Now he is angry that I don't trust him, he was caught 2 months ago with incognito porn and it's happened again since, just recently this morning when this all came to a head. He wants me to believe that he hasn't been looking in years. He knows I had no way to verify if he ever was or wasn't and I feel like I'm being blamed for the porn use now. If I just had of rug swept the issue of rebuilding and my lack of trust and suspicion for the last few years he wouldn't be doing it now. He also told me I don't deserve respect after the way I have behaved and that I've been abusive over the years. I've been trying to rattle my head around this. I feel like I'm now in the position of I'm not allowed to be angry and I'm not allowed to feel hurt and their will never be healing because in his eyes I don't deserve it.
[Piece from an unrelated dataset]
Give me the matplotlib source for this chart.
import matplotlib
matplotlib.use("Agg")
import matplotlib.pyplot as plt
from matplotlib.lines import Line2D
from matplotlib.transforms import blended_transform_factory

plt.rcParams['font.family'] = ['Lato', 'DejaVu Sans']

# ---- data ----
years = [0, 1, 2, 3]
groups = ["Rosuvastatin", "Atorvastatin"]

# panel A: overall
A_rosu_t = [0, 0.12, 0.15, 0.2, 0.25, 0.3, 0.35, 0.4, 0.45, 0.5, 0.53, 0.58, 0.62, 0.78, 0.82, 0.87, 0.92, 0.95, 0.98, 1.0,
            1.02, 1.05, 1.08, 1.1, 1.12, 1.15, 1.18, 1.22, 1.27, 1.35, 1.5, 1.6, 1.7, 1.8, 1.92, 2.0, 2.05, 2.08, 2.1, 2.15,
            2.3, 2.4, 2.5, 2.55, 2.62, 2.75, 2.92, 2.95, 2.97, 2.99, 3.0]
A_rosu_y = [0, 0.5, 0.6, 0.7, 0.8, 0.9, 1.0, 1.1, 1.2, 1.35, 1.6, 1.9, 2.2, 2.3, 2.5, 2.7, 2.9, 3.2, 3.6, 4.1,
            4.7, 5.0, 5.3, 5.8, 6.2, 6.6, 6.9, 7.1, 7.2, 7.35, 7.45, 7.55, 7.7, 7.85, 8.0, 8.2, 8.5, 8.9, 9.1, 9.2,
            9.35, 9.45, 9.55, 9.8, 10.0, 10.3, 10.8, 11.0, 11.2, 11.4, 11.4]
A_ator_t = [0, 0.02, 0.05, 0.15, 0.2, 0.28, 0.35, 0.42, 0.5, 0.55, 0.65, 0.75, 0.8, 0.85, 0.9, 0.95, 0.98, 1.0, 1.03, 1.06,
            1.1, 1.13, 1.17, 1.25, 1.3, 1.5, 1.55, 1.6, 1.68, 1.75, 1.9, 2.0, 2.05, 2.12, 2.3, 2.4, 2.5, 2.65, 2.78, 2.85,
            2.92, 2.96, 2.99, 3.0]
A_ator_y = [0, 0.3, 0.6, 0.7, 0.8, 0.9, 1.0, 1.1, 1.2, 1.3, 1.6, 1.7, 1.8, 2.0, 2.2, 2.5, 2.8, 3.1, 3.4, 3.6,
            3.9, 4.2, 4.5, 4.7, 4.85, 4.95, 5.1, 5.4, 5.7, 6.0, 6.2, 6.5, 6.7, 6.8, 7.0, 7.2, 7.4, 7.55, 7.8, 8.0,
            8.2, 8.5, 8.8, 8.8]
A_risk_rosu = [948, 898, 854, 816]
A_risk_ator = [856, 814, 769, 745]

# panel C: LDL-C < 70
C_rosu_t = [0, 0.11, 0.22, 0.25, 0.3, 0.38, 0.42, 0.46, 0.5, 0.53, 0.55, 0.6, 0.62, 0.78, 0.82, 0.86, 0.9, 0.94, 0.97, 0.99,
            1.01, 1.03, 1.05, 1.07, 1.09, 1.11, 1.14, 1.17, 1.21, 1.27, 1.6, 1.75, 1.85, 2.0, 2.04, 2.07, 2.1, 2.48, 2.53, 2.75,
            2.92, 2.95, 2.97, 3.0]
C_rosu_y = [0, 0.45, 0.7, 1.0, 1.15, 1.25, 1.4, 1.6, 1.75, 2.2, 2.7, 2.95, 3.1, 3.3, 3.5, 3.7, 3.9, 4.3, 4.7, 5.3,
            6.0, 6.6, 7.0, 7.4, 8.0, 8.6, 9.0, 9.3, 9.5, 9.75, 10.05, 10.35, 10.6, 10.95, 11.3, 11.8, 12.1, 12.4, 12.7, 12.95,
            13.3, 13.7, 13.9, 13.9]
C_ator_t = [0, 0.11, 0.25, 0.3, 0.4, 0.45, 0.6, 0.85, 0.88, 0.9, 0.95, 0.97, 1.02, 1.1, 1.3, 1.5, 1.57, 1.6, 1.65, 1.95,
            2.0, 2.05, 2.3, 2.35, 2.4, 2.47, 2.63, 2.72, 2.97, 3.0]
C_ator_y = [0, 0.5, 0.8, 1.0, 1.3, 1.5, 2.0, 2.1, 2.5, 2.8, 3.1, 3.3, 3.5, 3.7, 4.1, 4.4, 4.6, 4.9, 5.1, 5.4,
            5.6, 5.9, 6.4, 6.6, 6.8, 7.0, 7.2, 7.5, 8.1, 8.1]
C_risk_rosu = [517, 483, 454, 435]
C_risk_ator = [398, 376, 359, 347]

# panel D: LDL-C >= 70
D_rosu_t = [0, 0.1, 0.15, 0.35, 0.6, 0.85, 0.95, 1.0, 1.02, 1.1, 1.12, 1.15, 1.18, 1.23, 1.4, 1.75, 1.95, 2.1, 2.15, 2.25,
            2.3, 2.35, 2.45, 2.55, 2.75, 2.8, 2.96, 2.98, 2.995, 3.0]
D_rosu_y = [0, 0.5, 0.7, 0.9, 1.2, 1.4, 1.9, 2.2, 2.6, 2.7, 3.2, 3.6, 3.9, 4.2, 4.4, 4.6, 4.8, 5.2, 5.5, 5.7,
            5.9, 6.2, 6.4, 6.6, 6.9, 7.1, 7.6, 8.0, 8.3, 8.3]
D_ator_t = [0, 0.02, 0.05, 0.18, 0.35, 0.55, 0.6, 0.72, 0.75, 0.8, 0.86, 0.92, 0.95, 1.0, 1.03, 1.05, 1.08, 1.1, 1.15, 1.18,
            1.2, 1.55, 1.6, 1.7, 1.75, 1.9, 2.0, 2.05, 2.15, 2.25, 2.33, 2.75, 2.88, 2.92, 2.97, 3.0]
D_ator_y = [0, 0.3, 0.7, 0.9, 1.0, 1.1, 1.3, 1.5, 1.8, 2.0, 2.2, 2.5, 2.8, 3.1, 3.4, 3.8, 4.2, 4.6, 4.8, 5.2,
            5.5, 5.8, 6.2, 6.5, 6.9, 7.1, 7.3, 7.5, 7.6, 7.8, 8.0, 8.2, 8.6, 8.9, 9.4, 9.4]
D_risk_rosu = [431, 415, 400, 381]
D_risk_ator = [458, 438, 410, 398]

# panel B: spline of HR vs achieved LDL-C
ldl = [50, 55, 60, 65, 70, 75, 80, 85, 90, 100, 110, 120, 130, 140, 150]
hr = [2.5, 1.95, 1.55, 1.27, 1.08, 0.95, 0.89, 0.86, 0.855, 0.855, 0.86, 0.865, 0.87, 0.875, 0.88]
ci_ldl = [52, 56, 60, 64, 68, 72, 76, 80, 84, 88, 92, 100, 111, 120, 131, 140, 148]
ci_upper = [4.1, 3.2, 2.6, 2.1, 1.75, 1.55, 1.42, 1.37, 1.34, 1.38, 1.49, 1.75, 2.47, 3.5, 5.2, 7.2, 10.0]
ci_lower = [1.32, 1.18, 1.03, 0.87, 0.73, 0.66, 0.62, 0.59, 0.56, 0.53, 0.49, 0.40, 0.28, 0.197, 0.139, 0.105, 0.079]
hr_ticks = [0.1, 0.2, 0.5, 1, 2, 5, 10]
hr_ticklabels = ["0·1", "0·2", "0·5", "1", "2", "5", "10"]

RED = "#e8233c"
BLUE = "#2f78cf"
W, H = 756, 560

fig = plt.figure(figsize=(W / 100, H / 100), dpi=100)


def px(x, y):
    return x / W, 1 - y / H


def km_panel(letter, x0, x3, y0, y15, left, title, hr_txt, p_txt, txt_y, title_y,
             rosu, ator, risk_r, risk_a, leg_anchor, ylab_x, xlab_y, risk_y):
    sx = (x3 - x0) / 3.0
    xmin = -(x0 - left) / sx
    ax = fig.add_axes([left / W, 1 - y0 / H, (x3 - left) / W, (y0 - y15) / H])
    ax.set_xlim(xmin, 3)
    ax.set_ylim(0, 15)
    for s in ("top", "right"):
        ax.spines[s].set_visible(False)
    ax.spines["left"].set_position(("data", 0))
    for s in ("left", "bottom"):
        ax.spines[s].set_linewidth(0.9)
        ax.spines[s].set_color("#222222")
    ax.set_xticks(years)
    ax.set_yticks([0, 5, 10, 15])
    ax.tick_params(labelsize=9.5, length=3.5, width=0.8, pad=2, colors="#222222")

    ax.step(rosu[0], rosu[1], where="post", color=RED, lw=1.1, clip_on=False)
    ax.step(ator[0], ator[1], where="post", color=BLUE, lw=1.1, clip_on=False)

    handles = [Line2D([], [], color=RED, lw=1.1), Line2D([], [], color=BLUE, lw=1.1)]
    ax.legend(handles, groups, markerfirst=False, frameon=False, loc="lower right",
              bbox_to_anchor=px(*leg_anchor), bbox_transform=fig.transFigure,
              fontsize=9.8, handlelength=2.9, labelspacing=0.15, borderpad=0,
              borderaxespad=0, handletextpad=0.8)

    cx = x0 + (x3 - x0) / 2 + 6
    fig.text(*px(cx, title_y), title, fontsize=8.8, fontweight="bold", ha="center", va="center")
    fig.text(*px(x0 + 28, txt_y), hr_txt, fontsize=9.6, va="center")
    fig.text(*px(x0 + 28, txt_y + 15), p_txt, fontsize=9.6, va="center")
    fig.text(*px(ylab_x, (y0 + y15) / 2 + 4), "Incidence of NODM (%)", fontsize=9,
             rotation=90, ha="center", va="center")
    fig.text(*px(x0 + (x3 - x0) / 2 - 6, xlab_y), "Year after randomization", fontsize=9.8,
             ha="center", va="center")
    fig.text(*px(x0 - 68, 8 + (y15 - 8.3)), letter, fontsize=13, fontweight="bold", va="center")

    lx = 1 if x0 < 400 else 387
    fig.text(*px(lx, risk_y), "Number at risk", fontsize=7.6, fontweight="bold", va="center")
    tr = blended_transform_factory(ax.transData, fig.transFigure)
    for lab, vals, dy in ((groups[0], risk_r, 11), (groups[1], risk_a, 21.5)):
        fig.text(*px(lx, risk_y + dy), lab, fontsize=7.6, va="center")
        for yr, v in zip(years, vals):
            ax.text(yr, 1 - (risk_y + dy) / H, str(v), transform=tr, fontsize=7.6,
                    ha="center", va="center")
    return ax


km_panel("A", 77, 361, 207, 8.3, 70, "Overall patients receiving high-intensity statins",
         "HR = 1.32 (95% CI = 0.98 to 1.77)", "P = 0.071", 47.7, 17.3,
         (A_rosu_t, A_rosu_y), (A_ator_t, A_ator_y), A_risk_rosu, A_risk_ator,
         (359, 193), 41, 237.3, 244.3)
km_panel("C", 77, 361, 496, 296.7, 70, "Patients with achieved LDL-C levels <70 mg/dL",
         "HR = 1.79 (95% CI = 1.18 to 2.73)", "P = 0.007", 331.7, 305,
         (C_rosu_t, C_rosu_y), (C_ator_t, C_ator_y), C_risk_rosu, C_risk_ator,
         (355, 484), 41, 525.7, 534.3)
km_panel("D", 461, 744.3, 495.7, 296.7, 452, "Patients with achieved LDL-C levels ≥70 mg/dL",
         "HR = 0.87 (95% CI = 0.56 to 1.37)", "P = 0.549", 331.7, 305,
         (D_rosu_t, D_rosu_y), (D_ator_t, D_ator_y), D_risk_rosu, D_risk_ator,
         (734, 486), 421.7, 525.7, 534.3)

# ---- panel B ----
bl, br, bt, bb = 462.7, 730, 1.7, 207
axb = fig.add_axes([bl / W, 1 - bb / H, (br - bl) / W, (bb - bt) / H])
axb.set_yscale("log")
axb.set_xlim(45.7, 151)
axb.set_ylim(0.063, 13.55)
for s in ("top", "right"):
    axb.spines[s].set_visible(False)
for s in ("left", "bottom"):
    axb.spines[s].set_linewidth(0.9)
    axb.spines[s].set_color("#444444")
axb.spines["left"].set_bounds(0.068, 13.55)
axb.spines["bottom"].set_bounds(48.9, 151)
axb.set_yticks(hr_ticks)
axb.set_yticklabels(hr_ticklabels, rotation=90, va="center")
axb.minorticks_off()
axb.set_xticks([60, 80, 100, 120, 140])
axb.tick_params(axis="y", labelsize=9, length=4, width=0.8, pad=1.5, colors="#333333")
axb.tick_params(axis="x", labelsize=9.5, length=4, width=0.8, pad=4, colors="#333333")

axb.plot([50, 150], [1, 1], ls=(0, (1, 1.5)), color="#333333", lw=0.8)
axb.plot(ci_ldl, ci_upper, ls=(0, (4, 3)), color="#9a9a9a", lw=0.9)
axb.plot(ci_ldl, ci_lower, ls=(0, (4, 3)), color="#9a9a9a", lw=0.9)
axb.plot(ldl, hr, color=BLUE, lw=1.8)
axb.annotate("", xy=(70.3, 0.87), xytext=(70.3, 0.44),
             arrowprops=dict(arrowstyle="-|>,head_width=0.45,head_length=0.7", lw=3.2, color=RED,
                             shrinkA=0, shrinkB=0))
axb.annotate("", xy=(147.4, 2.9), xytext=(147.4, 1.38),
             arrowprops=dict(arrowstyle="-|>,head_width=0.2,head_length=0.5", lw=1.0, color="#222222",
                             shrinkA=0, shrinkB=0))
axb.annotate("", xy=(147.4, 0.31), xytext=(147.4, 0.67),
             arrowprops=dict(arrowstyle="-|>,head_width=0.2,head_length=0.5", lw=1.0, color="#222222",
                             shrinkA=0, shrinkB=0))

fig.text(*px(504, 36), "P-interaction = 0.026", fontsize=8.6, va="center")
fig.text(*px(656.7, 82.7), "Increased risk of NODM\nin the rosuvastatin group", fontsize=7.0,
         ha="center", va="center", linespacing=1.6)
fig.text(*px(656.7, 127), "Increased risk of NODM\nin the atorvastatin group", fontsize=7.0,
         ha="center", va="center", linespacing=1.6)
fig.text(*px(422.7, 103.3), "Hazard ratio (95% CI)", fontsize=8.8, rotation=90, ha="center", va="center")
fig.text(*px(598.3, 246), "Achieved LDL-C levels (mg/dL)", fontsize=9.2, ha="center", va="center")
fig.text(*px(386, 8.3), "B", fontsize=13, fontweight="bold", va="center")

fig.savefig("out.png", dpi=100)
He wont stop now because he doesnt respect me enough. One part of me is saying that this is just him justifying it. That it's an excuse for him to keep doing it and not have to deal with the heavy lifting to make this right. The other side of me is saying well what if he is right? Do I really deserve him to make the effort after what I have done. I have been abusive, Ive exploded in anger at him over the years, I've also cheated. He doesnt need to make anything up to me. If he doesnt respect me then I can't expect him to care how I feel or work through it with me. I can't expect him to be empathetic to how much damage it has caused me and learn how to meet my needs. Those are what I need to heal from it but with how I've behaved I really dont deserve that from him.

Yet he still wants to stay married but it seems it's under the condition that he can continue on with how he is behaving and me not trying to change that. I'm definitely not ok with this. I feel extremely damaged, I don't feel my needs are being met and I'm lonely, miserable and just craving connection in my marraige. I can't see how he would be ok with living like this either. He booked an appointment with a counsellor this morning begrudgingly so I'm not sure if that's a start or just another attempt to placate me with no follow through intended.

I can't see what's going on, I'm trying but it just looks so misty
Am I missing something?
 

malando

Moderator
Staff member
Moderator
First, porn addicts are liars - don't believe him when he says he stopped for years. If that were the case, you would have noticed a big difference in his attitude to you, and in particular, his level of sexual interest in you. If her stayed the same, he's lying. He's gaslighting you - making you doubt your instincts and question whether you are the problem in order to deflect the blame. I think the reason you cheated is because the devotion and loyalty within your relationship is at critically low levels. He's withdrawn from you in all the senses you need him. It's not ideal to have an affair, but it is understandable after years of neglect and feeling unwanted. You should forgive yourself for that. I don't see this situation getting any better for you unless you deliver some stern ultimatums about what you need, and what you aren't willing to accept. He can't behave like a porn-addled teenager and also receive the family support he's taking for granted. There has to be some effort on his part to treat you with more respect and to acknowledge that he is completely under the spell of his addiction. I think you'll probably need counselling to get anywhere with it because clearly if your discussions always devolve into raging arguments, you can't reach any positives conclusions that way.  Best wishes, M.
 

Gracie

Moderator
Staff member
Moderator
This is a tough thing for wives.  A lot of times for me it seemed like a dog chasing its tail.  I will post more later. But, set a small goal to work towards. For yourself.  For me one goal I had when I discovered his use was to wring his neck..lol.  However I went on line to see if there were other women.  At that time not many.  I hopped in to a men?s forum and asked questions and learned a lot and I think they did too.  Spill your feelings here.  Because there are so many thoughts.  You can PM me if their is something you feel is too personal.  But, you are in the right place!